The report, Reshape Music, was published on 14 October and is the first ever national survey into disabled people’s experiences of accessing music education and working in music. Developed with the Take It Away group of music charities, the research team included eight disabled musicians and was curated from the responses of hundreds of music makers, teachers and retailers.
The principal findings showed that disabled people are deterred from entering the world of music by lack of suitable teachers, adapted instruments and routes to funding.
According to the report, 52% of disabled people surveyed were unable to find a teacher who understood their learning needs and the support they required. This was exacerbated by only 27% of music education hubs providing adapted equipment as part of their instrument loan service. Most music equipment retailers were unaware that such instruments were even available.
Youth Music believes the timing of the publication could not be more appropriate. As the entire music world is having to rethink its ways of working, it believes the time is ripe to address long-standing issues that obstruct inclusivity. By prioritising this into the re-structuring of music education, thousands of people will no longer be prevented from expressing themselves through music.
Discriminatory and particularly alarming
The report sets out the urgent need for music education and the music world in general to improve access and choice to disabled musicians, to open their access to a musical career and to upgrade the skills of music teachers.
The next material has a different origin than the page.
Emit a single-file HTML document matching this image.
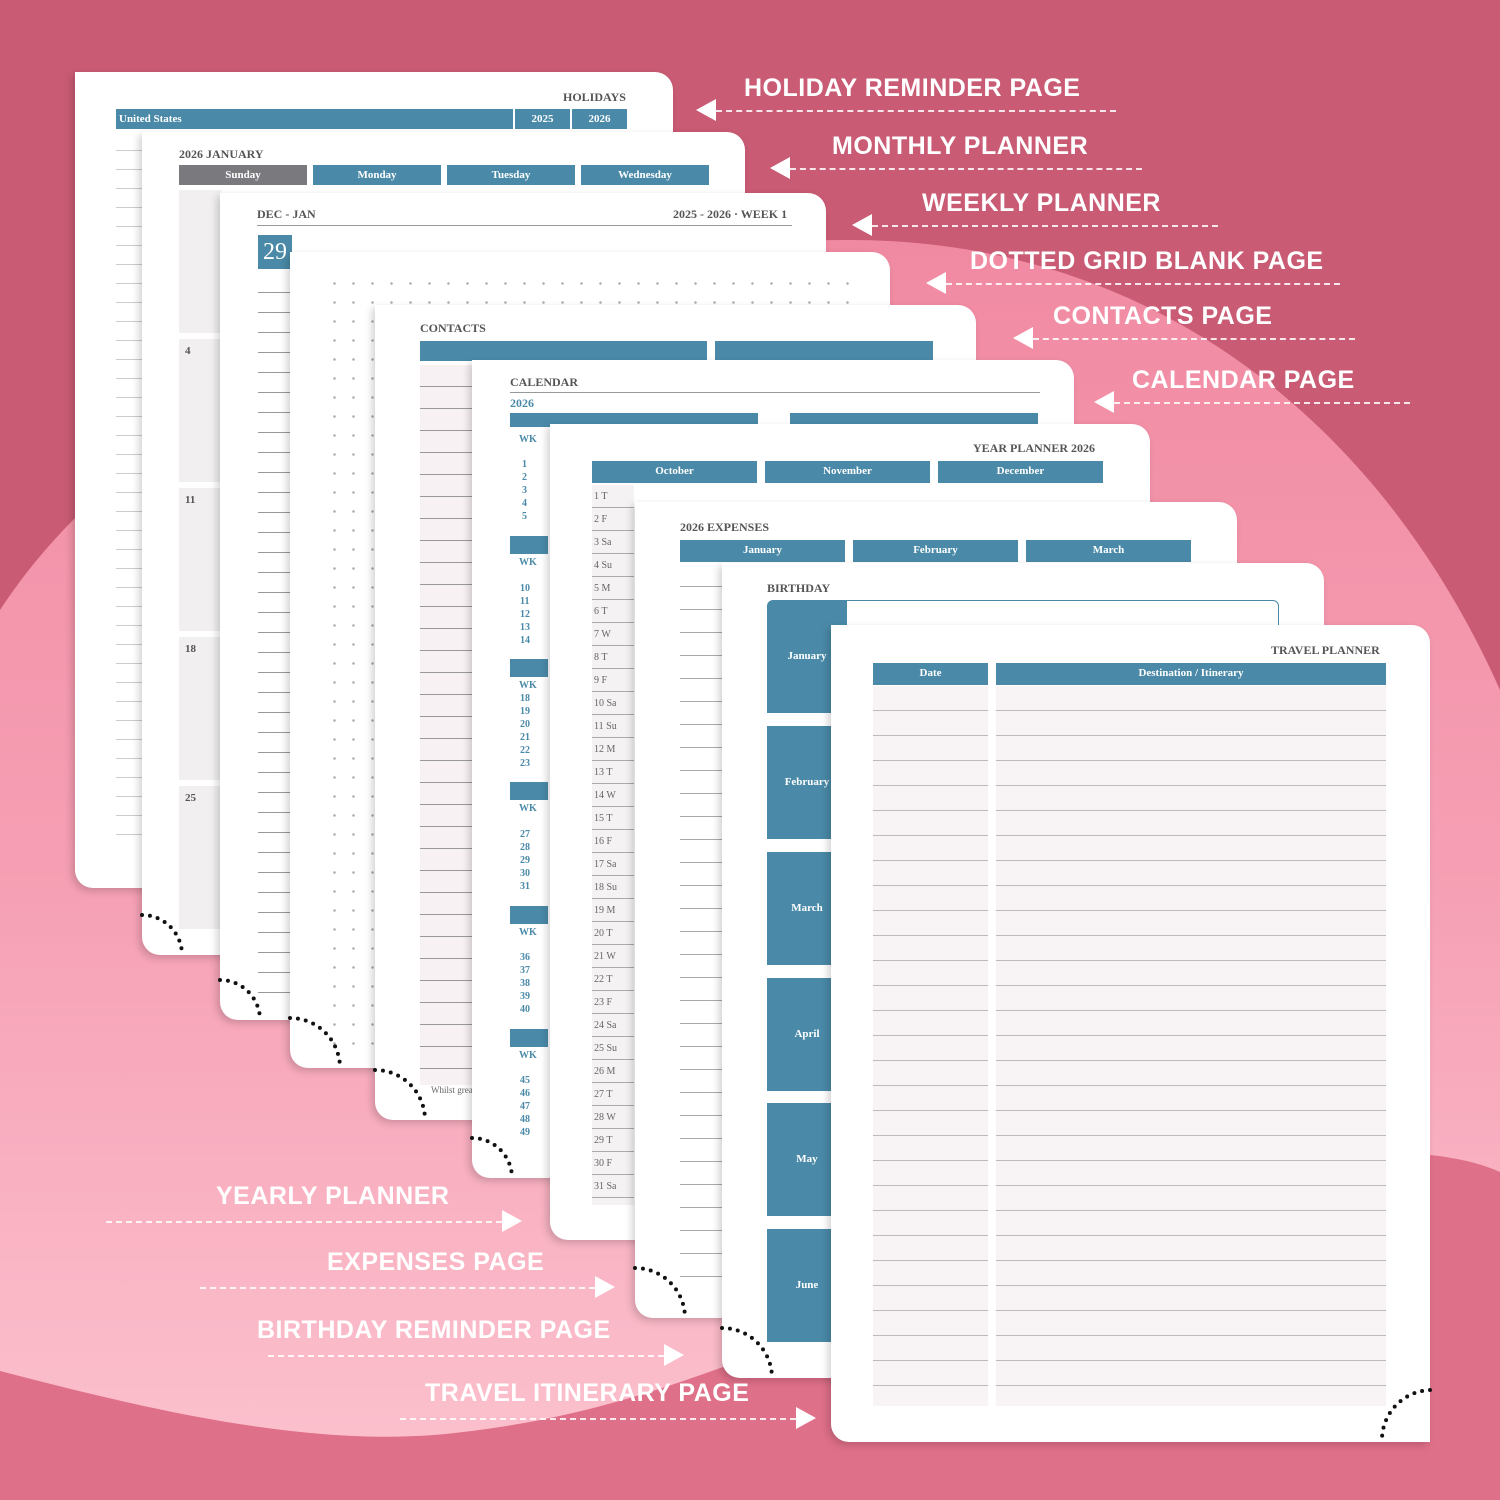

Matt Griffiths, CEO of Youth Music, says the idea that Britain’s 13.3 million disabled are being excluded from music is unacceptable. ‘While there has been some progress, particularly over the last five years, Reshape Music illustrates in very stark terms that the views, lived experience and expertise of Disabled people are still absent in the planning and delivery of music education and music-making.
‘As a result,’ he says, ‘policies, programmes and infrastructure are often developed in a way that excludes their involvement and participation. This is discriminatory and particularly alarming.’